Available records |
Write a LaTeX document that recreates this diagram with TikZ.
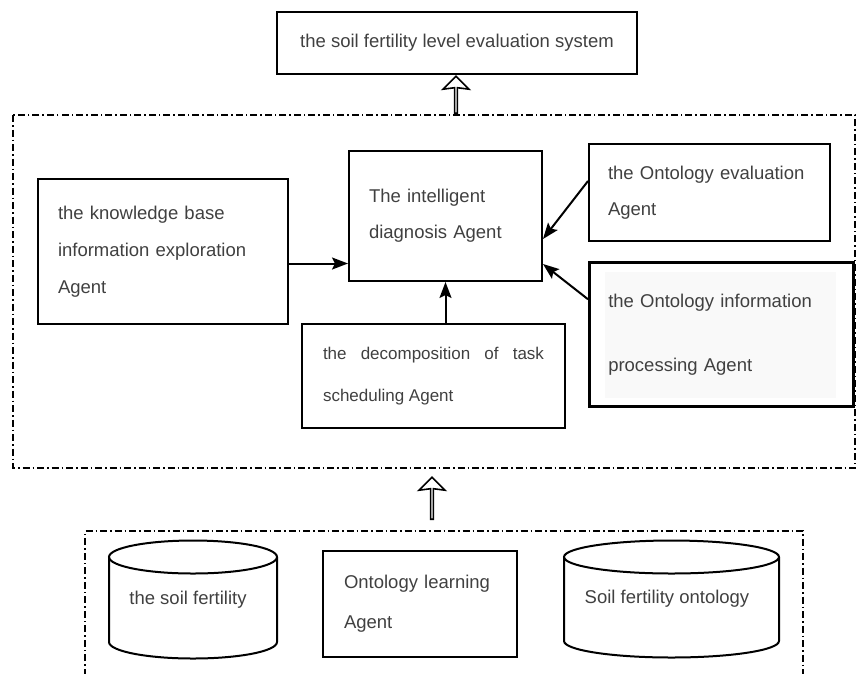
\documentclass[tikz,border=0pt]{standalone}
\usepackage{fontspec}
\setmainfont{Liberation Sans}
\usetikzlibrary{arrows.meta,shapes.arrows,positioning}
\definecolor{txtgray}{RGB}{64,64,64}
\definecolor{boxfill}{RGB}{249,249,249}

\tikzset{
  agentbox/.style={draw=black, line width=2pt, anchor=north west, align=left,
    inner xsep=20pt, inner ysep=0pt},
  frame/.style={line width=1.8pt, dash pattern=on 7pt off 3pt on 1.5pt off 3pt},
  conn/.style={line width=2pt, -{Stealth[length=16pt,width=12pt,inset=3pt]}},
  hollowup/.style={single arrow, draw=black, line width=1.6pt, shape border rotate=90,
    minimum width=26pt, single arrow head extend=7pt, single arrow head indent=1.5pt,
    single arrow tip angle=90, inner sep=0pt, minimum height=37pt, anchor=tail},
}

\begin{document}
\begin{tikzpicture}[x=1pt,y=-1pt,
    every node/.style={font=\fontsize{18.5}{36}\selectfont, text=txtgray}]
  \useasboundingbox (0,0) rectangle (864,673);
  \clip (0,0) rectangle (864,673);

  % outer frames
  \draw[frame] (13,115) rectangle (855,468);
  \draw[frame] (85,690) -- (85,531) -- (803,531) -- (803,690);

  % top system box
  \node[agentbox, minimum width=360pt, minimum height=62pt, inner xsep=21pt]
    (system) at (276,11) {the soil fertility level evaluation system};

  % agents
  \node[agentbox, minimum width=246pt, minimum height=145pt, text width=210pt, inner xsep=20pt]
    (know) at (37,178) {the knowledge base\\[1pt]information exploration\\[1pt]Agent};
  \node[agentbox, minimum width=193pt, minimum height=130pt, text width=153pt]
    (intel) at (348,150) {The intelligent\\diagnosis Agent\\[10pt]};
  \node[agentbox, minimum width=240pt, minimum height=97pt, text width=203pt, inner xsep=19pt]
    (eval) at (588,143) {the Ontology evaluation\\Agent};
  \fill[boxfill] (605,272) rectangle (836,398);
  \node[agentbox, line width=2.5pt, minimum width=264pt, minimum height=144pt, text width=226pt, inner xsep=19pt]
    (info) at (588,261) {the Ontology information\\[28pt]processing Agent};
  \node[agentbox, minimum width=262pt, minimum height=104pt, text width=221pt,
    align=justify, inner xsep=21pt, font=\fontsize{17}{42}\selectfont]
    (decomp) at (301,323) {the decomposition of task scheduling Agent};

  % bottom layer
  \node[agentbox, minimum width=190pt, minimum height=106pt, text width=152pt, inner xsep=21pt]
    (learn) at (322,550) {Ontology learning\\[4pt]Agent};
  \draw[line width=2pt] (193,557) ellipse [x radius=84pt, y radius=16.5pt];
  \draw[line width=2pt] (109,557) -- (109,642)
    arc[start angle=180, end angle=360, x radius=84pt, y radius=16.5pt] -- (277,557);
  \node (soil) at (188,600) {the soil fertility};
  \draw[line width=2pt] (671.5,557) ellipse [x radius=107.5pt, y radius=16.5pt];
  \draw[line width=2pt] (564,557) -- (564,641)
    arc[start angle=180, end angle=360, x radius=107.5pt, y radius=16.5pt] -- (779,557);
  \node (onto) at (667,599) {Soil fertility ontology};

  % hollow arrows between layers
  \node[hollowup] (up1) at (456,114) {};
  \node[hollowup, minimum height=42pt] (up2) at (432,520) {};

  % connectors
  \draw[conn] ([yshift=-12pt]know.east) -- ([yshift=-12pt]know.east -| intel.west);
  \draw[conn] (decomp.north -| intel.south) -- (intel.south);
  \draw[conn] ([yshift=11.5pt]eval.west) -- ([yshift=-23pt]intel.east);
  \draw[conn] ([yshift=35pt]info.west) -- ([yshift=18pt]intel.south east);
\end{tikzpicture}
\end{document}
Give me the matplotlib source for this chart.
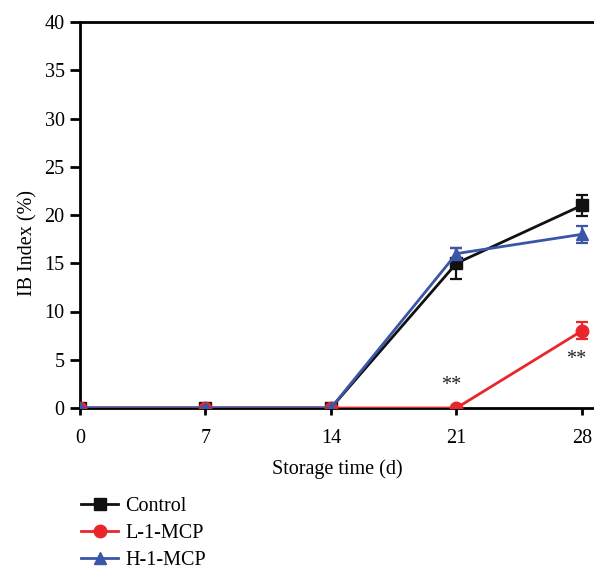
import matplotlib
matplotlib.use("Agg")
import matplotlib.pyplot as plt
from matplotlib.lines import Line2D

days = [0, 7, 14, 21, 28]
control = [0, 0, 0, 15.0, 21.0]
control_err = [0, 0, 0, 1.6, 1.1]
l_mcp = [0, 0, 0, 0, 8.0]
l_mcp_err = [0, 0, 0, 0, 0.9]
h_mcp = [0, 0, 0, 16.0, 18.0]
h_mcp_err = [0, 0, 0, 0.6, 0.9]
labels = ["Control", "L-1-MCP", "H-1-MCP"]
star_x = [21, 28]
star_y = [2.3, 5.0]

plt.rcParams['font.family'] = ['Liberation Serif', 'DejaVu Serif']
FS = 14.5

fig = plt.figure(figsize=(5.94, 5.75), dpi=100)
ax = fig.add_axes([80/594, 1-408/575, 1-80/594, (408-22)/575])

black = '#111111'
red = '#e8262b'
blue = '#3b56a6'

series = [(control, control_err, black, 's', 8),
          (l_mcp, l_mcp_err, red, 'o', 9),
          (h_mcp, h_mcp_err, blue, '^', 9)]
for vals, err, c, m, ms in series:
    ax.errorbar(days, vals, yerr=err, color=c, marker=m, markersize=ms,
                linewidth=2, elinewidth=1.6, capsize=4, capthick=1.6,
                clip_on=True, zorder=3)

for x, y in zip(star_x, star_y):
    ax.text(x - 0.3, y, "**", ha='center', va='center', fontsize=FS, color='#222222')

ax.set_xlim(0, 28.67)
ax.set_ylim(0, 40)
ax.set_xticks(days)
ax.set_yticks(range(0, 41, 5))
ax.spines['right'].set_visible(False)
for s in ['left', 'bottom', 'top']:
    ax.spines[s].set_linewidth(2)
    ax.spines[s].set_color('black')
ax.tick_params(width=2, labelsize=FS, colors='black', direction='out')
ax.tick_params(axis='x', length=5, pad=10)
ax.tick_params(axis='y', length=7, pad=4)
ax.set_xlabel("Storage time (d)", fontsize=FS, labelpad=8)
ax.set_ylabel("IB Index (%)", fontsize=FS)
ax.yaxis.set_label_coords(-0.082, 0.427)

handles = [Line2D([0], [0], color=c, marker=m, markersize=ms, linewidth=2)
           for (_, _, c, m, ms) in series]
fig.legend(handles, labels, loc='upper left', bbox_to_anchor=(81/594, 1-497/575),
           frameon=False, fontsize=FS, handlelength=1.85, handletextpad=0.35,
           labelspacing=0.4, borderaxespad=0, borderpad=0)

fig.savefig("out.png", dpi=100)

Task description | Copy the data word for word. Pictures do not go in the copy.

Solved exercise |
Write a LaTeX document that recreates this diagram with TikZ.
\documentclass[tikz,border=0pt]{standalone}
\usepackage{fontspec}
\setmainfont{Liberation Sans}
\usetikzlibrary{arrows.meta,shapes.arrows,positioning}
\definecolor{txtgray}{RGB}{64,64,64}
\definecolor{boxfill}{RGB}{249,249,249}

\tikzset{
  agentbox/.style={draw=black, line width=2pt, anchor=north west, align=left,
    inner xsep=20pt, inner ysep=0pt},
  frame/.style={line width=1.8pt, dash pattern=on 7pt off 3pt on 1.5pt off 3pt},
  conn/.style={line width=2pt, -{Stealth[length=16pt,width=12pt,inset=3pt]}},
  hollowup/.style={single arrow, draw=black, line width=1.6pt, shape border rotate=90,
    minimum width=26pt, single arrow head extend=7pt, single arrow head indent=1.5pt,
    single arrow tip angle=90, inner sep=0pt, minimum height=37pt, anchor=tail},
}

\begin{document}
\begin{tikzpicture}[x=1pt,y=-1pt,
    every node/.style={font=\fontsize{18.5}{36}\selectfont, text=txtgray}]
  \useasboundingbox (0,0) rectangle (864,673);
  \clip (0,0) rectangle (864,673);

  % outer frames
  \draw[frame] (13,115) rectangle (855,468);
  \draw[frame] (85,690) -- (85,531) -- (803,531) -- (803,690);

  % top system box
  \node[agentbox, minimum width=360pt, minimum height=62pt, inner xsep=21pt]
    (system) at (276,11) {the soil fertility level evaluation system};

  % agents
  \node[agentbox, minimum width=246pt, minimum height=145pt, text width=210pt, inner xsep=20pt]
    (know) at (37,178) {the knowledge base\\[1pt]information exploration\\[1pt]Agent};
  \node[agentbox, minimum width=193pt, minimum height=130pt, text width=153pt]
    (intel) at (348,150) {The intelligent\\diagnosis Agent\\[10pt]};
  \node[agentbox, minimum width=240pt, minimum height=97pt, text width=203pt, inner xsep=19pt]
    (eval) at (588,143) {the Ontology evaluation\\Agent};
  \fill[boxfill] (605,272) rectangle (836,398);
  \node[agentbox, line width=2.5pt, minimum width=264pt, minimum height=144pt, text width=226pt, inner xsep=19pt]
    (info) at (588,261) {the Ontology information\\[28pt]processing Agent};
  \node[agentbox, minimum width=262pt, minimum height=104pt, text width=221pt,
    align=justify, inner xsep=21pt, font=\fontsize{17}{42}\selectfont]
    (decomp) at (301,323) {the decomposition of task scheduling Agent};

  % bottom layer
  \node[agentbox, minimum width=190pt, minimum height=106pt, text width=152pt, inner xsep=21pt]
    (learn) at (322,550) {Ontology learning\\[4pt]Agent};
  \draw[line width=2pt] (193,557) ellipse [x radius=84pt, y radius=16.5pt];
  \draw[line width=2pt] (109,557) -- (109,642)
    arc[start angle=180, end angle=360, x radius=84pt, y radius=16.5pt] -- (277,557);
  \node (soil) at (188,600) {the soil fertility};
  \draw[line width=2pt] (671.5,557) ellipse [x radius=107.5pt, y radius=16.5pt];
  \draw[line width=2pt] (564,557) -- (564,641)
    arc[start angle=180, end angle=360, x radius=107.5pt, y radius=16.5pt] -- (779,557);
  \node (onto) at (667,599) {Soil fertility ontology};

  % hollow arrows between layers
  \node[hollowup] (up1) at (456,114) {};
  \node[hollowup, minimum height=42pt] (up2) at (432,520) {};

  % connectors
  \draw[conn] ([yshift=-12pt]know.east) -- ([yshift=-12pt]know.east -| intel.west);
  \draw[conn] (decomp.north -| intel.south) -- (intel.south);
  \draw[conn] ([yshift=11.5pt]eval.west) -- ([yshift=-23pt]intel.east);
  \draw[conn] ([yshift=35pt]info.west) -- ([yshift=18pt]intel.south east);
\end{tikzpicture}
\end{document}
Give me the matplotlib source for this chart.
import matplotlib
matplotlib.use("Agg")
import matplotlib.pyplot as plt
from matplotlib.lines import Line2D

days = [0, 7, 14, 21, 28]
control = [0, 0, 0, 15.0, 21.0]
control_err = [0, 0, 0, 1.6, 1.1]
l_mcp = [0, 0, 0, 0, 8.0]
l_mcp_err = [0, 0, 0, 0, 0.9]
h_mcp = [0, 0, 0, 16.0, 18.0]
h_mcp_err = [0, 0, 0, 0.6, 0.9]
labels = ["Control", "L-1-MCP", "H-1-MCP"]
star_x = [21, 28]
star_y = [2.3, 5.0]

plt.rcParams['font.family'] = ['Liberation Serif', 'DejaVu Serif']
FS = 14.5

fig = plt.figure(figsize=(5.94, 5.75), dpi=100)
ax = fig.add_axes([80/594, 1-408/575, 1-80/594, (408-22)/575])

black = '#111111'
red = '#e8262b'
blue = '#3b56a6'

series = [(control, control_err, black, 's', 8),
          (l_mcp, l_mcp_err, red, 'o', 9),
          (h_mcp, h_mcp_err, blue, '^', 9)]
for vals, err, c, m, ms in series:
    ax.errorbar(days, vals, yerr=err, color=c, marker=m, markersize=ms,
                linewidth=2, elinewidth=1.6, capsize=4, capthick=1.6,
                clip_on=True, zorder=3)

for x, y in zip(star_x, star_y):
    ax.text(x - 0.3, y, "**", ha='center', va='center', fontsize=FS, color='#222222')

ax.set_xlim(0, 28.67)
ax.set_ylim(0, 40)
ax.set_xticks(days)
ax.set_yticks(range(0, 41, 5))
ax.spines['right'].set_visible(False)
for s in ['left', 'bottom', 'top']:
    ax.spines[s].set_linewidth(2)
    ax.spines[s].set_color('black')
ax.tick_params(width=2, labelsize=FS, colors='black', direction='out')
ax.tick_params(axis='x', length=5, pad=10)
ax.tick_params(axis='y', length=7, pad=4)
ax.set_xlabel("Storage time (d)", fontsize=FS, labelpad=8)
ax.set_ylabel("IB Index (%)", fontsize=FS)
ax.yaxis.set_label_coords(-0.082, 0.427)

handles = [Line2D([0], [0], color=c, marker=m, markersize=ms, linewidth=2)
           for (_, _, c, m, ms) in series]
fig.legend(handles, labels, loc='upper left', bbox_to_anchor=(81/594, 1-497/575),
           frameon=False, fontsize=FS, handlelength=1.85, handletextpad=0.35,
           labelspacing=0.4, borderaxespad=0, borderpad=0)

fig.savefig("out.png", dpi=100)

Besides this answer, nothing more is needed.